Traditional snake charming involves a venomous snake, typically a cobra or viper, being "charmed" by the music of a flute. The snake uncoils from a basket, rises and appears to sway as if hypnotized. Most snake charmers are street performers and can be found throughout India, Pakistan, northern Africa and parts of southern Asia.
The earliest accounts of snake charmers are from ancient Egypt. Healers and educated men learned about venomous snakes and treatment for snakebite and incorporated their knowledge into a form of entertainment. In early India, snake charmers were considered to be holy men.
Snake charming became well-known in Western society in the early 20th century. The government of India actively promoted the practice to draw tourists and private showings were often held overseas for the wealthy. In some ways, snake charming became symbolic of Indian culture to many Westerners.
Snakes, particularly cobras, hold a special place in Hindu beliefs. Cobras were considered to be god-like creatures that should be treated with respect. Many depictions of Hindu gods show them being guarded by cobras.
In rural areas, snake charmers are considered to be healers and magicians and are sometimes asked to rid homes of snakes. Often, snake charming is an inherited occupation, passing from a father to his sons.
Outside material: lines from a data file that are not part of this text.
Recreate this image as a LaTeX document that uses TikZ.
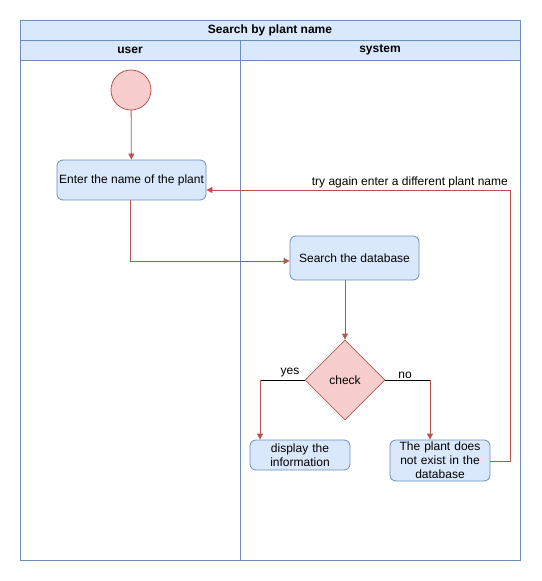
\documentclass[tikz,border=0pt]{standalone}
\usepackage{fontspec}
\setmainfont{Liberation Sans}
\usetikzlibrary{shapes.geometric,arrows.meta}
\definecolor{bluefill}{HTML}{DAE8FC}
\definecolor{bluedraw}{HTML}{6C8EBF}
\definecolor{redfill}{HTML}{F8CECC}
\definecolor{reddraw}{HTML}{B85450}
\begin{document}
\begin{tikzpicture}[x=1pt,y=-1pt,
  every node/.style={font=\fontsize{12}{14}\selectfont, inner sep=0pt},
  lane/.style={draw=bluedraw, line width=0.8pt},
  header/.style={draw=bluedraw, fill=bluefill, line width=0.8pt},
  actbox/.style={draw=bluedraw, fill=bluefill, rounded corners=6pt, line width=0.8pt, align=center},
  flow/.style={draw=reddraw, line width=0.8pt, -{Triangle[length=6pt,width=6pt]}},
  lbl/.style={font=\fontsize{12}{14}\selectfont}]
\useasboundingbox (0,0) rectangle (541,581);
% swimlane frame
\draw[header] (20,20) rectangle (520,40);
\draw[header] (20,40) rectangle (240,60);
\draw[header] (240,40) rectangle (520,60);
\draw[lane] (20,60) rectangle (240,560);
\draw[lane] (240,60) rectangle (520,560);
\node[font=\bfseries\fontsize{12}{14}\selectfont] (title) at (270,30) {Search by plant name};
\node[font=\bfseries\fontsize{12}{14}\selectfont] (huser) at (130,50) {user};
\node[font=\bfseries\fontsize{12}{14}\selectfont] (hsys) at (380,50) {system};
% activity nodes
\node[circle, draw=reddraw, fill=redfill, line width=0.8pt, minimum size=40pt] (start) at (131,90) {};
\node[actbox, minimum width=149pt, minimum height=40pt] (enter) at (131.5,180) {Enter the name of the plant};
\node[actbox, minimum width=129pt, minimum height=44pt] (search) at (354.5,258) {Search the database};
\node[diamond, draw=reddraw, fill=redfill, line width=0.8pt, minimum width=80pt, minimum height=80pt, aspect=1] (check) at (345,380) {check};
\node[actbox, minimum width=100pt, minimum height=30pt, text width=90pt] (display) at (300,455) {display the\\information};
\node[actbox, minimum width=100pt, minimum height=41pt, text width=96pt] (notfound) at (440,460.5) {The plant does\\not exist in the\\database};
% connectors
\coordinate (c1) at (130,261);
\coordinate (cy) at (260,380);
\coordinate (cn) at (430,380);
\coordinate (r1) at (510,461);
\coordinate (r2) at (510,190);
\draw[flow] (start) -- (enter);
\draw[flow] (enter.south -| c1) -- (c1) -- (search.west |- c1);
\draw[flow] (search.south -| check) -- (check.north);
\draw[line width=0.8pt] (check.west) -- (cy);
\draw[flow] (cy) -- (display.north -| cy);
\draw[line width=0.8pt] (check.east) -- (cn);
\draw[flow] (cn) -- (notfound.north -| cn);
\draw[flow] (notfound.east |- r1) -- (r1) -- (r2) -- (enter.east |- r2);
% labels
\node[lbl] (lyes) at (290,373) {yes};
\node[lbl] (lno) at (405,375) {no};
\node[lbl, anchor=east] (ltry) at (508,182) {try again enter a different plant name};
\end{tikzpicture}
\end{document}
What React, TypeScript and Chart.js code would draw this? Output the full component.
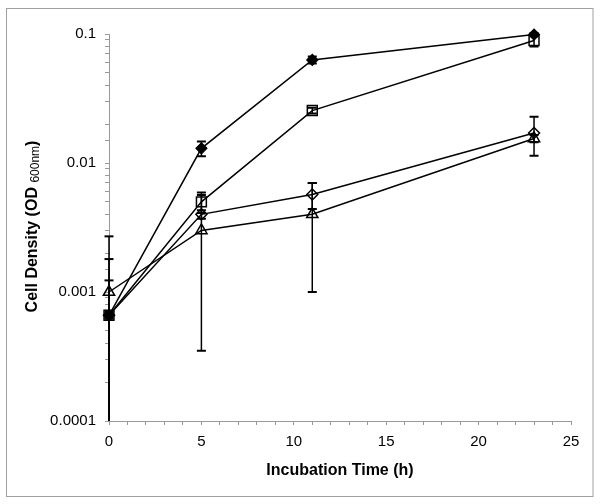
import React, { useEffect, useRef } from "react";
import { Chart, registerables } from "chart.js";

Chart.register(...registerables);

const times = [0, 5, 11, 23];

const seriesFilledDiamond = [0.00066, 0.013, 0.063, 0.099];
const errFilledDiamond = [0.00004, 0.0017, 0.004, 0.003];

const seriesSquare = [0.00066, 0.005, 0.0255, 0.089];
const errSquare = [0.00057, 0.0009, 0.0013, 0.009];

const seriesOpenDiamond = [0.00066, 0.004, 0.0057, 0.0171];
const errOpenDiamond = [0.00114, 0.0003, 0.0013, 0.0057];

const seriesTriangle = [0.001, 0.003, 0.004, 0.0155];
const errTriangle = [0.0017, 0.00265, 0.003, 0.001];

const yTickLabels = ["0.0001", "0.001", "0.01", "0.1"];
const xTickLabels = ["0", "5", "10", "15", "20", "25"];

const xTitle = "Incubation Time (h)";
const yTitleMain = "Cell Density (OD ";
const yTitleSub = "600nm";
const yTitleEnd = ")";

const FONT = "'Liberation Sans', Arial, sans-serif";

export default function App() {
  const ref = useRef<HTMLCanvasElement>(null);

  useEffect(() => {
    if (!ref.current) return;

    const errorSets = [errFilledDiamond, errSquare, errOpenDiamond, errTriangle];

    const bgPlugin = {
      id: "bgBorder",
      beforeDraw(chart: any) {
        const ctx = chart.ctx;
        ctx.save();
        ctx.fillStyle = "#ffffff";
        ctx.fillRect(0, 0, chart.width, chart.height);
        ctx.strokeStyle = "#a0a0a0";
        ctx.lineWidth = 1;
        ctx.strokeRect(6.5, 8.5, 586.5, 488);
        ctx.restore();
      },
    };

    const errorPlugin = {
      id: "errorBars",
      afterDatasetsDraw(chart: any) {
        const ctx = chart.ctx;
        const xs = chart.scales.x;
        const ys = chart.scales.y;
        const area = chart.chartArea;
        ctx.save();
        ctx.strokeStyle = "#000";
        chart.data.datasets.forEach((ds: any, i: number) => {
          const errs = errorSets[i];
          ds.data.forEach((pt: any, j: number) => {
            const e = errs[j];
            if (!e) return;
            const px = xs.getPixelForValue(pt.x);
            const hi = pt.y + e;
            const lo = pt.y - e;
            const pyHi = ys.getPixelForValue(hi);
            let pyLo: number;
            let capLo = true;
            if (lo <= ys.min) {
              pyLo = area.bottom;
              capLo = false;
            } else {
              pyLo = ys.getPixelForValue(lo);
            }
            ctx.lineWidth = 1.5;
            ctx.beginPath();
            ctx.moveTo(px, pyHi);
            ctx.lineTo(px, pyLo);
            ctx.stroke();
            ctx.lineWidth = 2;
            ctx.beginPath();
            ctx.moveTo(px - 4.5, pyHi);
            ctx.lineTo(px + 4.5, pyHi);
            if (capLo) {
              ctx.moveTo(px - 4.5, pyLo);
              ctx.lineTo(px + 4.5, pyLo);
            }
            ctx.stroke();
          });
        });
        ctx.restore();
      },
    };

    const titlePlugin = {
      id: "axisTitles",
      afterDraw(chart: any) {
        const ctx = chart.ctx;
        const area = chart.chartArea;
        ctx.save();
        ctx.fillStyle = "#000";
        ctx.textBaseline = "middle";
        ctx.textAlign = "center";
        ctx.font = `bold 16px ${FONT}`;
        ctx.fillText(xTitle, (area.left + area.right) / 2, 471);

        // Y title, rotated
        const boldFont = `bold 16px ${FONT}`;
        const subFont = `12px ${FONT}`;
        ctx.font = boldFont;
        const w1 = ctx.measureText(yTitleMain).width;
        const w3 = ctx.measureText(yTitleEnd).width;
        ctx.font = subFont;
        const w2 = ctx.measureText(yTitleSub).width;
        const total = w1 + w2 + w3;
        const cy = (area.top + area.bottom) / 2 - 1;
        ctx.translate(31, cy);
        ctx.rotate(-Math.PI / 2);
        ctx.textAlign = "left";
        ctx.textBaseline = "alphabetic";
        let x0 = -total / 2;
        ctx.font = boldFont;
        ctx.fillText(yTitleMain, x0, 6);
        x0 += w1;
        ctx.font = subFont;
        ctx.fillText(yTitleSub, x0, 8);
        x0 += w2;
        ctx.font = boldFont;
        ctx.fillText(yTitleEnd, x0, 6);
        ctx.restore();
      },
    };

    const mk = (data: number[]) => data.map((v, i) => ({ x: times[i], y: v }));

    const chart = new Chart(ref.current, {
      type: "line",
      data: {
        datasets: [
          {
            data: mk(seriesFilledDiamond),
            borderColor: "#000",
            borderWidth: 1.5,
            pointStyle: "rectRot",
            pointRadius: 5.5,
            pointBackgroundColor: "#000",
            pointBorderColor: "#000",
            pointBorderWidth: 1.2,
            clip: false,
          },
          {
            data: mk(seriesSquare),
            borderColor: "#000",
            borderWidth: 1.5,
            pointStyle: "rect",
            pointRadius: 7,
            pointBackgroundColor: "rgba(0,0,0,0)",
            pointBorderColor: "#000",
            pointBorderWidth: 1.5,
            clip: false,
          },
          {
            data: mk(seriesOpenDiamond),
            borderColor: "#000",
            borderWidth: 1.5,
            pointStyle: "rectRot",
            pointRadius: 5.5,
            pointBackgroundColor: "rgba(0,0,0,0)",
            pointBorderColor: "#000",
            pointBorderWidth: 1.5,
            clip: false,
          },
          {
            data: mk(seriesTriangle),
            borderColor: "#000",
            borderWidth: 1.5,
            pointStyle: "triangle",
            pointRadius: 6.5,
            pointBackgroundColor: "rgba(0,0,0,0)",
            pointBorderColor: "#000",
            pointBorderWidth: 1.5,
            clip: false,
          },
        ],
      },
      options: {
        animation: false,
        responsive: true,
        maintainAspectRatio: false,
        layout: { padding: { left: 0, right: 29, top: 34, bottom: 0 } },
        plugins: {
          legend: { display: false },
          tooltip: { enabled: false },
        },
        scales: {
          x: {
            type: "linear",
            min: 0,
            max: 25,
            afterFit(scale: any) {
              scale.height = 83;
            },
            border: { display: true, color: "#999", width: 1 },
            grid: {
              display: true,
              drawOnChartArea: false,
              drawTicks: true,
              tickLength: 4,
              color: "#999",
            },
            ticks: {
              stepSize: 1,
              autoSkip: false,
              maxRotation: 0,
              padding: 8,
              color: "#000",
              font: { family: FONT, size: 15 },
              callback: (v: any) => {
                const n = Number(v);
                if (n % 5 === 0) return xTickLabels[n / 5];
                return "";
              },
            },
          },
          y: {
            type: "logarithmic",
            min: 0.0001,
            max: 0.1,
            afterFit(scale: any) {
              scale.width = 109;
            },
            border: { display: true, color: "#999", width: 1 },
            grid: {
              display: true,
              drawOnChartArea: false,
              drawTicks: true,
              tickLength: 4,
              color: "#999",
            },
            ticks: {
              autoSkip: false,
              padding: 9,
              color: "#000",
              font: { family: FONT, size: 15 },
              callback: (v: any) => {
                const l = Math.log10(Number(v));
                if (Math.abs(l - Math.round(l)) < 1e-6) {
                  return yTickLabels[Math.round(l) + 4];
                }
                return "";
              },
            },
          },
        },
      },
      plugins: [bgPlugin, errorPlugin, titlePlugin],
    });

    return () => chart.destroy();
  }, []);

  return (
    <div style={{ position: "absolute", left: 0, top: 0, width: 600, height: 504 }}>
      <canvas ref={ref} />
    </div>
  );
}
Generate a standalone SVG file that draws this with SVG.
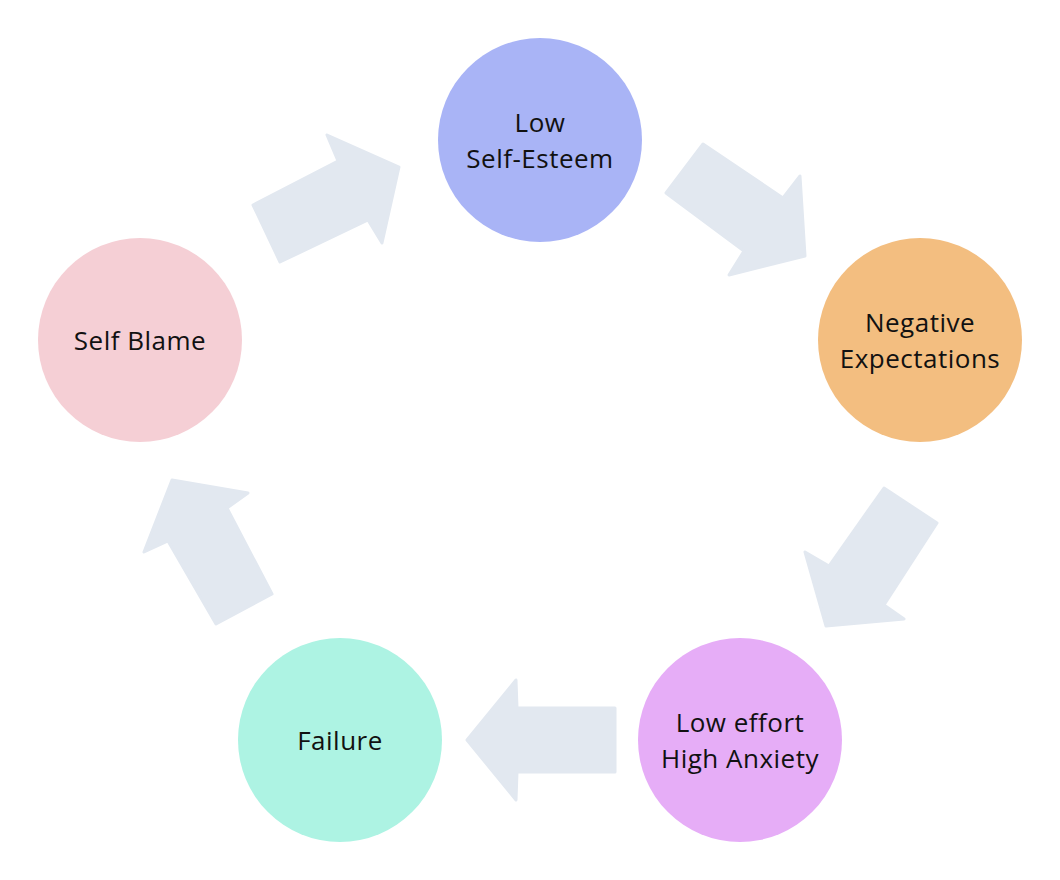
<svg xmlns="http://www.w3.org/2000/svg" width="1060" height="880" viewBox="0 0 1060 880">
<style>
.arrow{fill:#E2E8F0;stroke:#E2E8F0;stroke-width:3;stroke-linejoin:round}
.label{font-family:"Open Sans","Noto Sans","DejaVu Sans",sans-serif;font-size:26px;letter-spacing:0.5px;fill:#111111;text-anchor:middle}
</style>
<rect width="1060" height="880" fill="#ffffff"/>
<g id="connectors">
<polygon class="arrow" points="253,205 338,161 327,135 399,167 382,243 368,220 280,262"/>
<polygon class="arrow" points="703,144 783,198 800,176 805,256 729,275 744,251 666,193"/>
<polygon class="arrow" points="884,488 937,523 884,605 904,619 826,626 805,552 829,566"/>
<polygon class="arrow" points="615,708 517,708 516,680 467,740 516,800 517,772 615,772"/>
<polygon class="arrow" points="216,624 272,594 227,508 248,493 172,480 144,552 168,541"/>
</g>
<g id="node-low-self-esteem">
<circle cx="540" cy="140" r="102" fill="#A9B4F6"/>
<text class="label" x="540" y="132">Low</text>
<text class="label" x="540" y="168">Self-Esteem</text>
</g>
<g id="node-negative-expectations">
<circle cx="920" cy="340" r="102" fill="#F3BE80"/>
<text class="label" x="920" y="332">Negative</text>
<text class="label" x="920" y="368">Expectations</text>
</g>
<g id="node-low-effort">
<circle cx="740" cy="740" r="102" fill="#E6ADF7"/>
<text class="label" x="740" y="732">Low effort</text>
<text class="label" x="740" y="768">High Anxiety</text>
</g>
<g id="node-failure">
<circle cx="340" cy="740" r="102" fill="#ADF3E3"/>
<text class="label" x="340" y="750">Failure</text>
</g>
<g id="node-self-blame">
<circle cx="140" cy="340" r="102" fill="#F5CFD5"/>
<text class="label" x="140" y="350">Self Blame</text>
</g>
</svg>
Aside from the traditional form of charming snakes with a flute, there are some common variations. Often the performer will kiss the top of the snake's head or put the snake's head in his mouth. Snake charmers also have been known to stage combats between cobras and mongooses. Almost any street performer who engages in performances involving live snakes could be termed a snake charmer.
It is widely believed that snakes are lulled into a complacent state by the music the snake charmer plays and that they are literally "dancing to the music." This is not actually the case. Snakes have very poor hearing and cannot hear the music. What is most likely happening is that the snake is reacting to the movements of the flute and slight vibrations in the ground. When the snake rises out of its basket, it is actually just going into its natural defensive posture.
The treatment of snakes used in snake charming has been questioned by several animal rights organizations. Snakes are often treated poorly by charmers and the snake's fangs or venom glands are often removed. In some cases, the snake's mouth is sown completely shut except for a small opening which allows its tongue to dart out. Snakes often die of starvation or infection. Many snake charmers go through several snakes a year.